Ciò che è capace di fare il teatro è incredibile.
Il pubblico esce commosso e incuriosito dal Teatro Era, in seguito all’esibizione di Silvia Calderoni in MDLSX. Un triangolo, una playlist pop-brit e una webcam sono gli strumenti sui quali si regge l’intero spettacolo.
Una bambina bionda (Silvia in tenera età) intona uno dei tormentoni più in voga negli anni Sessanta, C’era un ragazzo che come me. C’è piuttosto una ragazza, Silvia ormai adolescente, alla ricerca di sé.
MDLSX, l’ultimo parto metamorfico dei Motus, è uno sguardo sulla ricerca della propria identità che va al di là della definizione di sesso e che si apre alla scoperta di parti plurime, di innesti. Silvia ha la straordinaria capacità di raccontarci la sua vita senza utilizzare niente di autobiografico se non alcuni filmati amatoriali di famiglia, proiettati su uno schermo rotondo, un “grande fratello” a forma di oblò. Il riferimento allo spirito apollineo, che nell’esperienza della Calderoni è stato decisamente soppiantato da quello dionisiaco, viene citato dall’attrice stessa poco dopo la sua prima esibizione in una danza. È proprio attraverso movimenti fluidi e talvolta mostruosi che Silvia si spoglia di ogni categoria, identità e genere e lo fa sulle note di una playlist di canzoni che è lei stessa a riprodurre.
Silvia, attraverso un microfono che altera la sua voce naturale, inizia a narrare episodi di vita quotidiana che delineano il suo disorientamento identitario (come l’essere accompagnata verso il bagno dei maschi in autogrill).
La performer, nei panni di Calliope – protagonista del romanzo Middlesex di Jeffrey Eugenides al quale si sono ispirati i Motus – raggiunta l’adolescenza si trova di fronte a un bivio: la scelta della propria identità di genere. Sceglierà di cambiare vita sotto lo pseudonimo di “Cal”.

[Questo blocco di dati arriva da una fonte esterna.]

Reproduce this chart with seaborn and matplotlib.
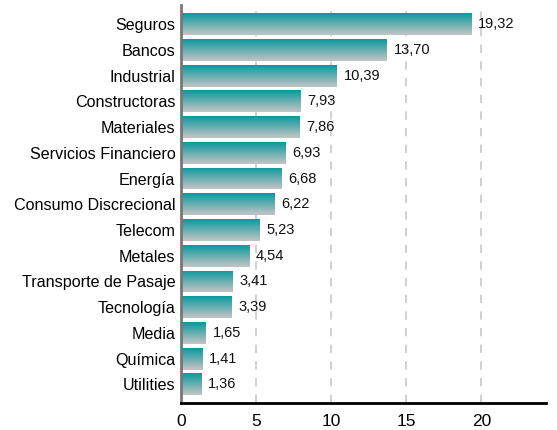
import numpy as np
import matplotlib
matplotlib.use("Agg")
import matplotlib.pyplot as plt
import pandas as pd
import seaborn as sns
from matplotlib.colors import LinearSegmentedColormap

sectores = ["Seguros", "Bancos", "Industrial", "Constructoras", "Materiales",
            "Servicios Financiero", "Energía", "Consumo Discrecional", "Telecom",
            "Metales", "Transporte de Pasaje", "Tecnología", "Media", "Química",
            "Utilities"]
valores = [19.32, 13.70, 10.39, 7.93, 7.86, 6.93, 6.68, 6.22, 5.23, 4.54,
           3.41, 3.39, 1.65, 1.41, 1.36]
xticks = [0, 5, 10, 15, 20]

df = pd.DataFrame({"sector": sectores, "valor": valores})

sns.set_style("white")
plt.rcParams["font.family"] = ["Liberation Sans", "DejaVu Sans"]

fig = plt.figure(figsize=(5.57, 4.3), dpi=100)
ax = fig.add_axes([0.325, 0.063, 0.655, 0.925])

sns.barplot(data=df, x="valor", y="sector", orient="h", color="#0a9a9e",
            width=0.85, ax=ax)

# gradient fill: teal at top, grey at bottom
cmap = LinearSegmentedColormap.from_list("tg", ["#0a9a9e", "#c4c4c4"])
grad = np.linspace(0, 1, 64).reshape(-1, 1)
for p in ax.patches:
    x0, y0 = p.get_x(), p.get_y()
    w, h = p.get_width(), p.get_height()
    p.set_facecolor("none")
    p.set_edgecolor("none")
    im = ax.imshow(grad, cmap=cmap, aspect="auto", extent=[x0, x0 + w, y0 + h, y0],
                   origin="upper", zorder=2)
    im.set_clip_path(p)

for i, v in enumerate(valores):
    ax.text(v + 0.45, i, f"{v:.2f}".replace(".", ","), va="center", ha="left",
            fontsize=10.5, color="#111111")

ax.set_xlim(0, 24.3)
ax.set_ylim(14.72, -0.74)
ax.set_xticks(xticks)
ax.set_xticklabels([str(t) for t in xticks], fontsize=12.5)
ax.tick_params(axis="y", labelsize=11.6, length=0, pad=4, labelcolor="black")
ax.tick_params(axis="x", length=5, width=1.5, direction="out", color="black", pad=3,
               labelcolor="black")
for t in xticks[1:]:
    ax.axvline(t, color="#c8c8c8", linestyle=(0, (5, 5)), linewidth=1.2, zorder=0)
ax.set_xlabel("")
ax.set_ylabel("")
for s in ["top", "right"]:
    ax.spines[s].set_visible(False)
ax.spines["bottom"].set_color("black")
ax.spines["bottom"].set_linewidth(2)
ax.spines["left"].set_color("#777777")
ax.spines["left"].set_linewidth(2)

fig.savefig("out.png", dpi=100)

Non é mai presente alcun riferimento all’omosessualità bensì all’intersessualità alla quale Silvia accenna più volte citando alcuni passi di Le Manifeste Contra Sexuel di Beatriz Preciado, che vediamo proiettati sullo schermo.
Luci stroboscopiche e laser scivolano sul corpo androgino dell’attrice che compie una serie di travestimenti (l’aggiunta di barba e baffi, l’abbigliamento texano proiettato nel video per finire con dei semplici boxer da uomo), come a dimostrare che le è rimasta la possibilità di scegliere che cosa poter essere e in che modo. È nuda e si avvicina al pubblico con estrema naturalezza, mostrando il suo corpo senza vergogna.
«Che cosa ci tiene insieme quando diciamo noi?», si e ci domanda la Calderoni. Su che cosa, quindi, basiamo una relazione o un legame con l’altro?
Con una sinuosa sirena l’ermafrodito Calderoni chiude lo spettacolo, inneggiando all’amore e alla libertà esclusi da ogni tipo di categoria, insieme al video sullo sfondo che la vede danzare con il padre, in una scena di ordinaria spensieratezza.
«Per favore, lasciami prendere quello che voglio», concludono gli Smiths.